◆ **WHAT THE EXERCISE ASKS**
Everything from the line containing "Reproduce this chart" through the line containing "Serif', 'Times New" must be written out exactly, and nothing more; leave any pictures out.

++++++

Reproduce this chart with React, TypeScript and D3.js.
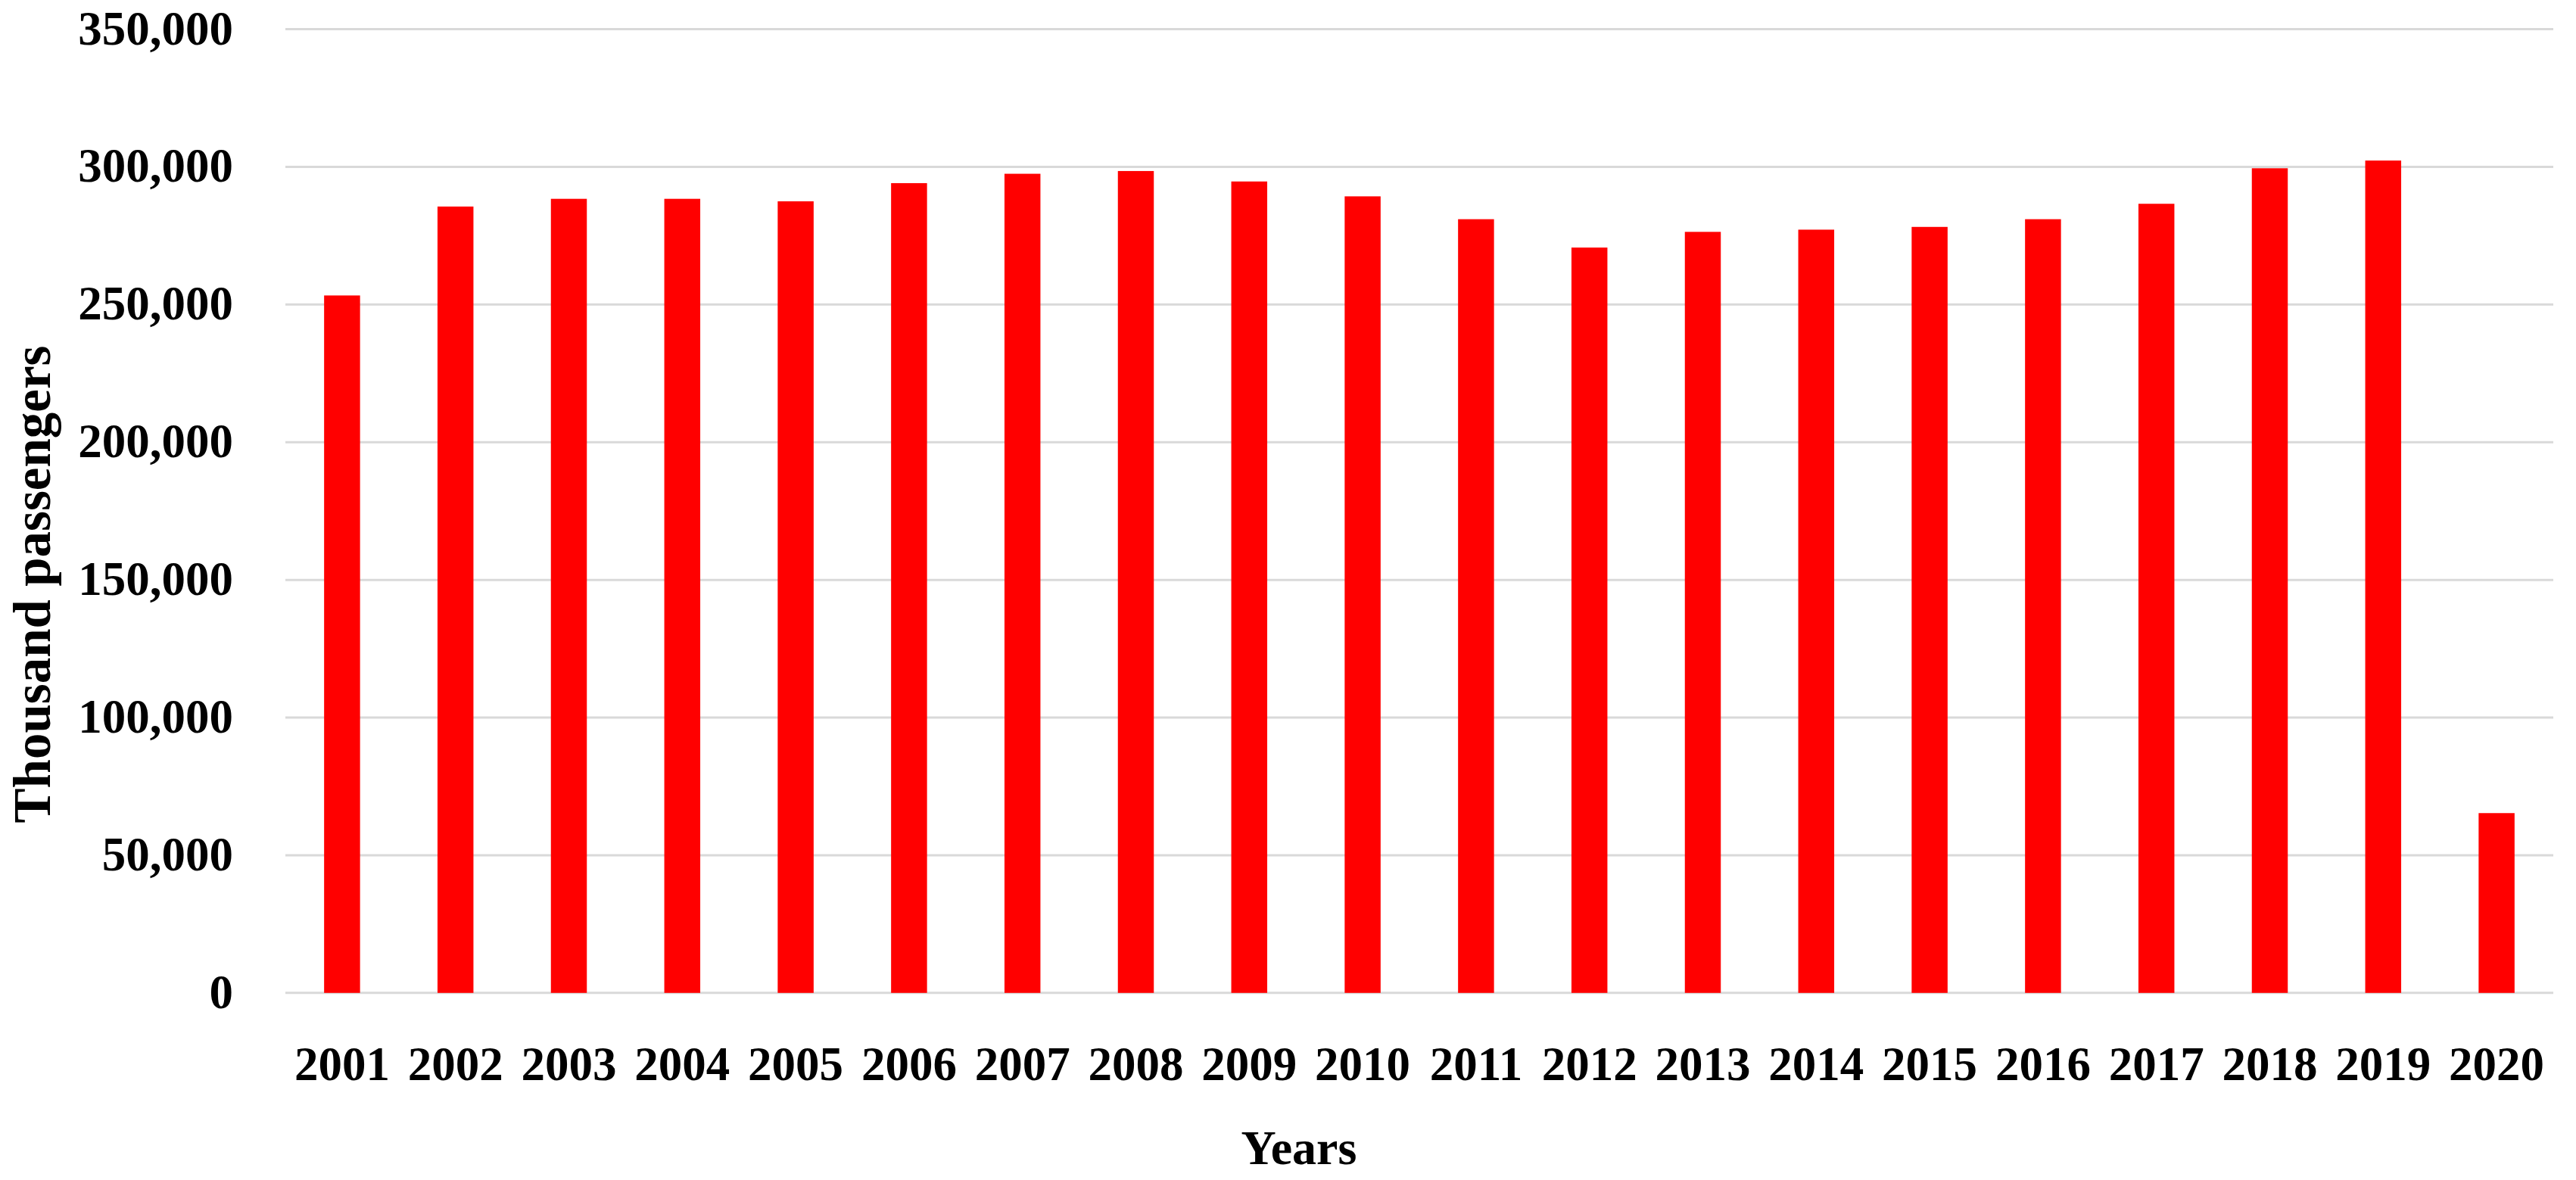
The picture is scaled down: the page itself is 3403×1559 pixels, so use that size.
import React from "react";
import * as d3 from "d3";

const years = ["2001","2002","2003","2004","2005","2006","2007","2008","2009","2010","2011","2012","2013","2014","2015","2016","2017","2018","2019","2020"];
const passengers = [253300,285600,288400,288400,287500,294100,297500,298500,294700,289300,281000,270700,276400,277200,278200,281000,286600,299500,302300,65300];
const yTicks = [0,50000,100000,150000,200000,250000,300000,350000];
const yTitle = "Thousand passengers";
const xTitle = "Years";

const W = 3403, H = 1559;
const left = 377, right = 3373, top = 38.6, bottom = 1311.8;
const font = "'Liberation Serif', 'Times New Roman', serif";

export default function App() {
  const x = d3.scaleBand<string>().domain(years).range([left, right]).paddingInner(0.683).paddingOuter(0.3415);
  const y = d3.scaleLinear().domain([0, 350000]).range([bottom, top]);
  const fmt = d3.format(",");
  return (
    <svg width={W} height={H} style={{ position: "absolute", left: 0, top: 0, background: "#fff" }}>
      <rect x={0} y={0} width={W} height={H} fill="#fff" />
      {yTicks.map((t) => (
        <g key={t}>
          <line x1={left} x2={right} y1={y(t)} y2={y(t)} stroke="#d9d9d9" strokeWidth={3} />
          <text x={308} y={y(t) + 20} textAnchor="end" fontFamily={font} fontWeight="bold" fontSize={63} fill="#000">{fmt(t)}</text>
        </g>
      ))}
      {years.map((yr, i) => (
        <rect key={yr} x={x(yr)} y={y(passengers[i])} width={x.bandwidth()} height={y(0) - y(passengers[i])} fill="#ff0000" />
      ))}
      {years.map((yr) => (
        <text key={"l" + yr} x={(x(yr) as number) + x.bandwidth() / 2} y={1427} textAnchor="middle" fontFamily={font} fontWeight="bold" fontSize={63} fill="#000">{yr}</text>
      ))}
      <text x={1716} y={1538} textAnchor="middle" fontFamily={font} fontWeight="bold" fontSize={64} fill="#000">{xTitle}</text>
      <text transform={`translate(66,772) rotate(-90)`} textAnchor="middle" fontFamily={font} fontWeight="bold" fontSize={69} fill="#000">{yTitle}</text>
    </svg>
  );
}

++++++

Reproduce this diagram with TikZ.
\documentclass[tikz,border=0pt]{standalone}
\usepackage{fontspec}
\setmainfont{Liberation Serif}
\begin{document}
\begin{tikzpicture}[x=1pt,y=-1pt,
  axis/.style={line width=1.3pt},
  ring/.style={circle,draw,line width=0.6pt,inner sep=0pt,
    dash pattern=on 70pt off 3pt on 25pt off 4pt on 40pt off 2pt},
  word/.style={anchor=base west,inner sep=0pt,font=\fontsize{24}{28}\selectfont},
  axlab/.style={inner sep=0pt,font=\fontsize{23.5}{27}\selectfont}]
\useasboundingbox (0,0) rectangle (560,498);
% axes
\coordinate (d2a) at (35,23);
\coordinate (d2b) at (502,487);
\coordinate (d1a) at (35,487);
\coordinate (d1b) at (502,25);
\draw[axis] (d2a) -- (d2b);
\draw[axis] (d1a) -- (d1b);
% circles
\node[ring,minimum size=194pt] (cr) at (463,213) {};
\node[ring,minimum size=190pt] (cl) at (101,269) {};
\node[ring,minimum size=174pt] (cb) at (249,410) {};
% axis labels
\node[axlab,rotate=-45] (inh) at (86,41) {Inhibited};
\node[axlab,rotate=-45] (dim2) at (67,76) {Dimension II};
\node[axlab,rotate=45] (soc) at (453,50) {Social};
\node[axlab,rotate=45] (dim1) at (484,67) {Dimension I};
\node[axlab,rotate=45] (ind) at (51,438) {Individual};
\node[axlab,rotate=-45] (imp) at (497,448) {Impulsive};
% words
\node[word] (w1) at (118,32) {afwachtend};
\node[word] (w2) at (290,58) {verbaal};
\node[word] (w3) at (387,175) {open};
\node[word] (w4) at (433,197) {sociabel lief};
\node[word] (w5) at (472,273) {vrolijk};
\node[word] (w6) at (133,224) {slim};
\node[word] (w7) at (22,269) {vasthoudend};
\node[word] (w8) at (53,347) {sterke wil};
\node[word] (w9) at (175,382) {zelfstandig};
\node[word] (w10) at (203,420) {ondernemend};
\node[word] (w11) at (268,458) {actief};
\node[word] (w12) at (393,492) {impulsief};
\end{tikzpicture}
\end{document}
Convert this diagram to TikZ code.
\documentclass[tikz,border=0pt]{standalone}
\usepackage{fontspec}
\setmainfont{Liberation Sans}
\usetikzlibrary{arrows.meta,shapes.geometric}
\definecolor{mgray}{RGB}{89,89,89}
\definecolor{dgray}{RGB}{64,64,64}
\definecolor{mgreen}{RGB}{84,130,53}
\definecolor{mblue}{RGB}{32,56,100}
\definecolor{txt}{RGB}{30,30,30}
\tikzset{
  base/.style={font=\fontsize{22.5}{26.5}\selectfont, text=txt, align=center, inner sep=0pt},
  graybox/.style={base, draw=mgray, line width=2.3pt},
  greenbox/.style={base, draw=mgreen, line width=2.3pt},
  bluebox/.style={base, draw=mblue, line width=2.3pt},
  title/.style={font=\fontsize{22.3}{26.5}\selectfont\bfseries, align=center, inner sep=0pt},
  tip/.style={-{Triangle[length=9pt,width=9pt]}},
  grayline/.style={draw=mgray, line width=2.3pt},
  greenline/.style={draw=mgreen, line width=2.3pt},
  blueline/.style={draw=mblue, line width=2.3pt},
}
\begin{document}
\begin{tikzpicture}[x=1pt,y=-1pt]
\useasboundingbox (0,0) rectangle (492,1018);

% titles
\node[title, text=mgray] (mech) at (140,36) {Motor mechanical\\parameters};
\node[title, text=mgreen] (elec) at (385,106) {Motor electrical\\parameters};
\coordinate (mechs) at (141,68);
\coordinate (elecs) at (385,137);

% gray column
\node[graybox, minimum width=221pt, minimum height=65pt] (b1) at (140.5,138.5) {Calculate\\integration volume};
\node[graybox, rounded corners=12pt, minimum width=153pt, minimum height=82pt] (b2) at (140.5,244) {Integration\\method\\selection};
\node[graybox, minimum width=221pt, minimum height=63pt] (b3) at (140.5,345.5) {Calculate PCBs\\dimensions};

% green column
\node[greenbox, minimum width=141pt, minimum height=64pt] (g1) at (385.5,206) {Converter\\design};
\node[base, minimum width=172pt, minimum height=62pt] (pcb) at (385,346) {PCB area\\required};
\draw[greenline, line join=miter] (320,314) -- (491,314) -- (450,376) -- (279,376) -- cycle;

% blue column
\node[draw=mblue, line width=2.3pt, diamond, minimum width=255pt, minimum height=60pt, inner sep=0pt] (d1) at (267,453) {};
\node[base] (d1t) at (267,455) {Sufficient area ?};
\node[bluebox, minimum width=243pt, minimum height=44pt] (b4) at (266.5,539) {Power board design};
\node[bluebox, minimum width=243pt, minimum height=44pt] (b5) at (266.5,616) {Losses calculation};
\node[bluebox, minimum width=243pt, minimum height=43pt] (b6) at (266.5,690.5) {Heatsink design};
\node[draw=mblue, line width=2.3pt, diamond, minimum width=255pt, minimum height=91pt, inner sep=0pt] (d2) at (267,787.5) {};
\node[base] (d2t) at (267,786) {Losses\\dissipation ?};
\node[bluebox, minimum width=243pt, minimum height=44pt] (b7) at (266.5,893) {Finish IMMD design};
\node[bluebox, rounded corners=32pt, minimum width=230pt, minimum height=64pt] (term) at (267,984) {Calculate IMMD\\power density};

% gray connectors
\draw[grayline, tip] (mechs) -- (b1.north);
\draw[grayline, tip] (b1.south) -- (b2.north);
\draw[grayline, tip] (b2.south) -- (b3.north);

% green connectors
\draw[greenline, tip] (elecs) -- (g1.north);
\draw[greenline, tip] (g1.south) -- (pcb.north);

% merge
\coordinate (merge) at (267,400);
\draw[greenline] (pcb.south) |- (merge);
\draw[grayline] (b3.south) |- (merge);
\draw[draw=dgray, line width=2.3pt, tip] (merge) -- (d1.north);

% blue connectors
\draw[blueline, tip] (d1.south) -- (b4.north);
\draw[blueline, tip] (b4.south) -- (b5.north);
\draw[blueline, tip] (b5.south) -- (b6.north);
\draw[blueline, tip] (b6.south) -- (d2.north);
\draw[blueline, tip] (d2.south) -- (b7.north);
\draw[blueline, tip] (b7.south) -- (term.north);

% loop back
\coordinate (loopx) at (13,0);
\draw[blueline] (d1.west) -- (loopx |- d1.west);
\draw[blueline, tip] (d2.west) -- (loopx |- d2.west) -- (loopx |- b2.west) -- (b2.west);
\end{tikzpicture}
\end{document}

++++++

◆ **EXERCISE SOLUTION**
Reproduce this chart with React, TypeScript and D3.js.
The picture is scaled down: the page itself is 3403×1559 pixels, so use that size.
import React from "react";
import * as d3 from "d3";

const years = ["2001","2002","2003","2004","2005","2006","2007","2008","2009","2010","2011","2012","2013","2014","2015","2016","2017","2018","2019","2020"];
const passengers = [253300,285600,288400,288400,287500,294100,297500,298500,294700,289300,281000,270700,276400,277200,278200,281000,286600,299500,302300,65300];
const yTicks = [0,50000,100000,150000,200000,250000,300000,350000];
const yTitle = "Thousand passengers";
const xTitle = "Years";

const W = 3403, H = 1559;
const left = 377, right = 3373, top = 38.6, bottom = 1311.8;
const font = "'Liberation Serif', 'Times New Roman', serif";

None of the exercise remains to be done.